## Entries with chart source code
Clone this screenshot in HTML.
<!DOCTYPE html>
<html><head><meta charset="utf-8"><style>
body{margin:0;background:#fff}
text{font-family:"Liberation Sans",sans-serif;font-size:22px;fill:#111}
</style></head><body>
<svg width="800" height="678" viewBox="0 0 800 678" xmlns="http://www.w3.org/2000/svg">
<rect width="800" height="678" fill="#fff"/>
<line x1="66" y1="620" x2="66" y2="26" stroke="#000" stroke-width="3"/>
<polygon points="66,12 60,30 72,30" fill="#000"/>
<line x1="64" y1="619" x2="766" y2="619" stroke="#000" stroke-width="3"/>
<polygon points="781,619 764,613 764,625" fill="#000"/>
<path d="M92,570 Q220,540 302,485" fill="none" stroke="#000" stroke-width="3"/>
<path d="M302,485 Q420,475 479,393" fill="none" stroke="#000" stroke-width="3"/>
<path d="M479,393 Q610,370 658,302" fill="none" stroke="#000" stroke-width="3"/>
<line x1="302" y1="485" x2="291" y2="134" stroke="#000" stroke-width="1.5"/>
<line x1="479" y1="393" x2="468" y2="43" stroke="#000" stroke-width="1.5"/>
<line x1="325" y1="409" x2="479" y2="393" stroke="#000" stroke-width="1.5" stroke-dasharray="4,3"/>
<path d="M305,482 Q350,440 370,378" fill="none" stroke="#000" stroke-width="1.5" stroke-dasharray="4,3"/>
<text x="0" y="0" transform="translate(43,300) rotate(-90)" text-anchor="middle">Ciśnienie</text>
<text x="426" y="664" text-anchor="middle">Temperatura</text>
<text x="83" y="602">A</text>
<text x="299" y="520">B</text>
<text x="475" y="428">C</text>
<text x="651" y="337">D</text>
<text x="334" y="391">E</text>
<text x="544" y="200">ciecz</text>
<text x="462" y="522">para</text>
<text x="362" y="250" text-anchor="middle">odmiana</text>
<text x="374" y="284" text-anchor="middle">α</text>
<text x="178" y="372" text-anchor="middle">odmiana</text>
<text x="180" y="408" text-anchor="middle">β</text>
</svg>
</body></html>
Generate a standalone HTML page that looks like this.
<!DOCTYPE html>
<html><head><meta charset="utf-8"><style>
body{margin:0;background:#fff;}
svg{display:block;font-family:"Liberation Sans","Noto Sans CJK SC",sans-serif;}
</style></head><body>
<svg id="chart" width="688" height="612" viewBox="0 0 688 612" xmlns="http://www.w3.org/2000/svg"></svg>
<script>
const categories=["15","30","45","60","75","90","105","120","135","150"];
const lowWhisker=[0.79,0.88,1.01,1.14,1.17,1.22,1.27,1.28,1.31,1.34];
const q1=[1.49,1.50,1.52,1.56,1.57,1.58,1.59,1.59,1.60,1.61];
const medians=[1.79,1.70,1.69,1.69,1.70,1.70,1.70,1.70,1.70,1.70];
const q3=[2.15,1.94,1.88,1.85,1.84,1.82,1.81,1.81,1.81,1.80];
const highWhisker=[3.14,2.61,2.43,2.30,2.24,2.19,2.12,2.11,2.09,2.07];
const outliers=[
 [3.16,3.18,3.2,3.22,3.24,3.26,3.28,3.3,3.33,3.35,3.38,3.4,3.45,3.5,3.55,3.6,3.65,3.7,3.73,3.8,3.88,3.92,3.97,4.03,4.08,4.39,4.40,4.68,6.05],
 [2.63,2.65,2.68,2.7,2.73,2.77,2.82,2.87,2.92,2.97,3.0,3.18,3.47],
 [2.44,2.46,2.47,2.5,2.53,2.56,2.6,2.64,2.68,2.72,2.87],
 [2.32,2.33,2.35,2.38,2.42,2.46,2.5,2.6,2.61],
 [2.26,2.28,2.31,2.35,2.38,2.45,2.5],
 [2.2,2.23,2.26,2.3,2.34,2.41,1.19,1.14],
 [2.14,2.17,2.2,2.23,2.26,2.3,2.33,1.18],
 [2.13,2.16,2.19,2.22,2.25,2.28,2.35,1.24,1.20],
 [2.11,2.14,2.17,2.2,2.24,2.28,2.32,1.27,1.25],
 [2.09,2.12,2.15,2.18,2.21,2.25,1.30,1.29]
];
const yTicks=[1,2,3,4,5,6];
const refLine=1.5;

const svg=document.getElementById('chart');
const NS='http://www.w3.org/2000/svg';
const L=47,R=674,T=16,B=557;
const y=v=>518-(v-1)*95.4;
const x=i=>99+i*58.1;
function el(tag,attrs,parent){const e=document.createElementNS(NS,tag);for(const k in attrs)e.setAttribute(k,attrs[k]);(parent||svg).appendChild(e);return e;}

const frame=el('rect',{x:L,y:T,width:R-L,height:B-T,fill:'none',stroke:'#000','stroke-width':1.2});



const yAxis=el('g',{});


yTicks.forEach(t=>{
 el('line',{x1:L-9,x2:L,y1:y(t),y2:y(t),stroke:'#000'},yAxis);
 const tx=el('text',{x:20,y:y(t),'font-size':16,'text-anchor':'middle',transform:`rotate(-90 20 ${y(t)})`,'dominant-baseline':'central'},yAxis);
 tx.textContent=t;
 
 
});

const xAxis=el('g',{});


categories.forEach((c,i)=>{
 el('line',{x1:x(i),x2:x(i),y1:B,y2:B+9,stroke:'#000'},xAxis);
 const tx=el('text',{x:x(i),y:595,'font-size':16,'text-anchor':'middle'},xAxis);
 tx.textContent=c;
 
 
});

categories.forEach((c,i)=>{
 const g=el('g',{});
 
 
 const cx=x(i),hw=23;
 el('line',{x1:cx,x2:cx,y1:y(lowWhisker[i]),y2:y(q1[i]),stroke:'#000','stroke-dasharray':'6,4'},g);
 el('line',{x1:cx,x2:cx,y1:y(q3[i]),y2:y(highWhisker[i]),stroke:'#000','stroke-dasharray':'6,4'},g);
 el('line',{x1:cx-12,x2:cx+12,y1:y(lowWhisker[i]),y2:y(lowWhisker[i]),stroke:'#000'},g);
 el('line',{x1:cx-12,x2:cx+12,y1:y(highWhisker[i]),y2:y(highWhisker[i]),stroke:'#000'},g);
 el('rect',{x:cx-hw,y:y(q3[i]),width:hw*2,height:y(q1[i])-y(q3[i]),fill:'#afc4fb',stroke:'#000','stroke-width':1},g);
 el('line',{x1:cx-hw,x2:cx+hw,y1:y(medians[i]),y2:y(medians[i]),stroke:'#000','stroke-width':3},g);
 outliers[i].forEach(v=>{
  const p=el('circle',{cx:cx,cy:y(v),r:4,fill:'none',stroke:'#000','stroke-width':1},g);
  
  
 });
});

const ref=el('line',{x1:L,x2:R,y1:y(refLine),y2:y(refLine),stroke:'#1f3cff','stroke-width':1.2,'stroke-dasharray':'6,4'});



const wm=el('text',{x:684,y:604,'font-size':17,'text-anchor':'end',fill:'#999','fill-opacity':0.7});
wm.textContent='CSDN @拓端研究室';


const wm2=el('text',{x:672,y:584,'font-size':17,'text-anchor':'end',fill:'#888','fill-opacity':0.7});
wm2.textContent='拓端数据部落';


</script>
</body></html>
---
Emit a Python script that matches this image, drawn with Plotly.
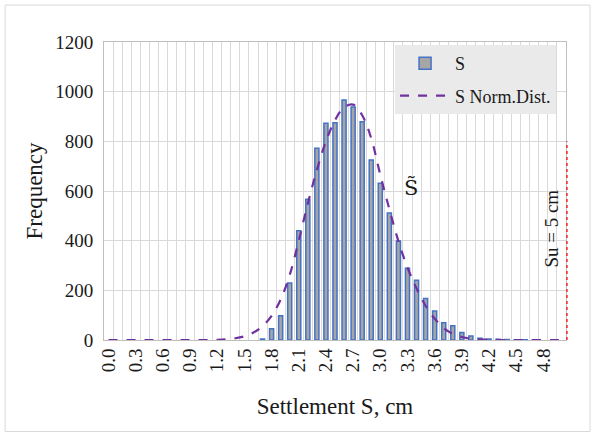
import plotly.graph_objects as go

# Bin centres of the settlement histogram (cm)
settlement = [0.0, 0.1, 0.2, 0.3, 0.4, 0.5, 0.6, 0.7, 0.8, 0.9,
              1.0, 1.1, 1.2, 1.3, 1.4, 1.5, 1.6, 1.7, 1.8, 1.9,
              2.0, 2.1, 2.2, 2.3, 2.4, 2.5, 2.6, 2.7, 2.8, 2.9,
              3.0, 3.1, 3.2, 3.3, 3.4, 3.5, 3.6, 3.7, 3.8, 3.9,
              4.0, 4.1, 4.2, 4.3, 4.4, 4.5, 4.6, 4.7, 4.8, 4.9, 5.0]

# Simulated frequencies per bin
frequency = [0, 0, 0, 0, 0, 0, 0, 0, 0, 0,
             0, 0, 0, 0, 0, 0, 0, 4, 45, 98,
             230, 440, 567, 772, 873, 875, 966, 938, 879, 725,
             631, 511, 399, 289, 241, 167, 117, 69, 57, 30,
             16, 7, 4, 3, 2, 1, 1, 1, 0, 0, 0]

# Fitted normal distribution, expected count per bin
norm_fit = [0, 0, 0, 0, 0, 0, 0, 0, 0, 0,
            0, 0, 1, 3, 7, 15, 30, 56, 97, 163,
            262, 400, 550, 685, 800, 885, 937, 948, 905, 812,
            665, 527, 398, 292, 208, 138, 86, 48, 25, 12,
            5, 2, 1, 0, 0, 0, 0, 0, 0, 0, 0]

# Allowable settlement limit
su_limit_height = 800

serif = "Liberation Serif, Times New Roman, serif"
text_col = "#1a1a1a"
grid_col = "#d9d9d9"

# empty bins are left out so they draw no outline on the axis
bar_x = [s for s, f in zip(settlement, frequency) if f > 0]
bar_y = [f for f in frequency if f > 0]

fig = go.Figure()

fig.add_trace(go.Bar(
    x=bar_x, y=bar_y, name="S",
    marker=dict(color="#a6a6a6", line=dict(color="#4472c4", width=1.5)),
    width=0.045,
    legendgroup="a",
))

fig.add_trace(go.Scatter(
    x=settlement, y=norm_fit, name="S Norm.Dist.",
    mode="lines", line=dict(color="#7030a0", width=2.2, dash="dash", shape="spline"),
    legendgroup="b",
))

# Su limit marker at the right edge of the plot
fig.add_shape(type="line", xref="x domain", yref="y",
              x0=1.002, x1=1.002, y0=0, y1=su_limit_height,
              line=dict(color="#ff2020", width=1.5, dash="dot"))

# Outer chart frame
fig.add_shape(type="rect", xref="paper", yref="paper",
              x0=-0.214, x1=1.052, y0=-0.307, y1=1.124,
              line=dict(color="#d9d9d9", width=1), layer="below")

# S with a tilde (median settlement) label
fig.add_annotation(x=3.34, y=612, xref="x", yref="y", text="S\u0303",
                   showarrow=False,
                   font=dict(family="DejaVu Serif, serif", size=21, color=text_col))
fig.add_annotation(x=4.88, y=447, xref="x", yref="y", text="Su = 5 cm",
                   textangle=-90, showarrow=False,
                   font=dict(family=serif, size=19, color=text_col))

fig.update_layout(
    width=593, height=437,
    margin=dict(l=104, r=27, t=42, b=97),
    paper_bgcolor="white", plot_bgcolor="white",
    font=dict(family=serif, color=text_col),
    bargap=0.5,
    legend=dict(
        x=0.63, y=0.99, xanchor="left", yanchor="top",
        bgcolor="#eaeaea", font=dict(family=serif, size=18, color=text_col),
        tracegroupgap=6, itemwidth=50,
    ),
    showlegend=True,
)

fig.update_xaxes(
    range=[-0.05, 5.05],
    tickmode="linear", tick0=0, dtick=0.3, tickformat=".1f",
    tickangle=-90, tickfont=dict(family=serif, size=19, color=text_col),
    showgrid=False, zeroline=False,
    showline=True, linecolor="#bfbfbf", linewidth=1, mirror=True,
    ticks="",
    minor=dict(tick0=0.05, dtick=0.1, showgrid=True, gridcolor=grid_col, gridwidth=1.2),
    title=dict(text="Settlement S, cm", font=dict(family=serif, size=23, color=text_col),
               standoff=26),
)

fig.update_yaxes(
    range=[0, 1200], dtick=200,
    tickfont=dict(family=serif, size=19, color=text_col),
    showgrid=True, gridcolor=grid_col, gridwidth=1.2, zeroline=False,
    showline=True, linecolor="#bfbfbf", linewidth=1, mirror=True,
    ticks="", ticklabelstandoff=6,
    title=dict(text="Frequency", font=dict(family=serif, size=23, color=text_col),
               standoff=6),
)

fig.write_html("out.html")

## Your task
Drop the images and output only the lines from the one that contains "Emit a Python" to the one that contains "import plotly.graph_objects as go", both included.

## Right answer
Emit a Python script that matches this image, drawn with Plotly.
import plotly.graph_objects as go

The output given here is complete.